Give a young star two or three million years and planets are likely to emerge from the dust and gas surrounding it. But note the wild card shown in the image below, the danger of proximity to more massive stars. In the image, several stars not so different from our Sun at that stage of its evolution are shown with streams of material flowing away from them. We’re seeing their outer disk material blown away by nearby class O stars, while inner materials might still survive to form rocky, terrestrial worlds close to the parent star.
Image: This image from NASA’s Spitzer Space Telescope shows the nasty effects of living near a group of massive stars: radiation and winds from the massive stars (white spot in center) are blasting planet-making material away from stars like our Sun. The planetary material can be seen as comet-like tails behind three stars near the center of the picture. The tails are pointing away from the massive stellar furnaces that are blowing them outward. Credit: NASA/JPL-Caltech/Harvard-Smithsonian CfA.
This is a star forming region known as W5, 6500 light years from us in the constellation Cassiopeia, as seen in a composite of infrared data from the Spitzer Space Telescope. The massive stars involved are each about twenty times as massive as the Sun; the stars they are swamping with radiation and solar wind are about one light year away. And in astronomical terms, we’re looking at a short-lived phenomenon. JPL’s Xavier Koenig, lead author of a recent paper on this work, says these much abused disks will be gone in a million years.
It’s interesting to speculate on our Sun’s own origins given images like these. Surely it was born into a massive star-forming cloud which, over the eons, was dispersed as the stars it spawned moved away from each other. These are disruptive environments that eventually put the brakes on further star formation, but not before producing multiple stellar generations, as shown in the second infrared image of W5 from Spitzer below. Koenig and team have been studying W5 extensively with regard to this ‘triggering’ phenomenon.

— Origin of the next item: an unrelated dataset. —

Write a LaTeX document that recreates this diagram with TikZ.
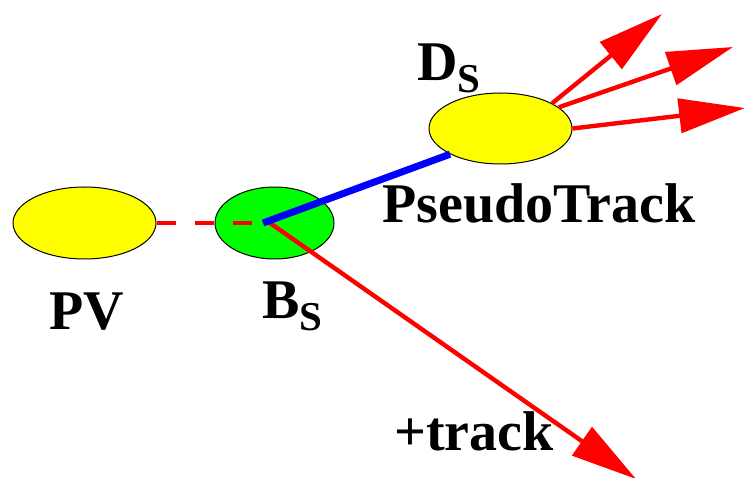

Image: Generations of stars can be seen in this new infrared portrait from NASA’s Spitzer Space Telescope. In this wispy star-forming region, called W5, the oldest stars can be seen as blue dots in the centers of the two hollow cavities (other blue dots are background and foreground stars not associated with the region). Younger stars line the rims of the cavities, and some can be seen as pink dots at the tips of the elephant-trunk-like pillars. The white knotty areas are where the youngest stars are forming. Red shows heated dust that pervades the region’s cavities, while green highlights dense clouds. Credit: NASA/JPL-Caltech/Harvard-Smithsonian CfA.
The paper on disk disruption is Koenig et al., “Dusty Cometary Globules in W5,” accepted for publication in Astrophysical Journal Letters (abstract). An earlier paper on ‘triggered’ star formation through the effects of massive stars is “Clustered and Triggered Star Formation in W5: Observations with Spitzer,” Astrophysical Journal Letters Volume 688, Number 2 (December 1, 2008), pp. 1142–1158. Available online.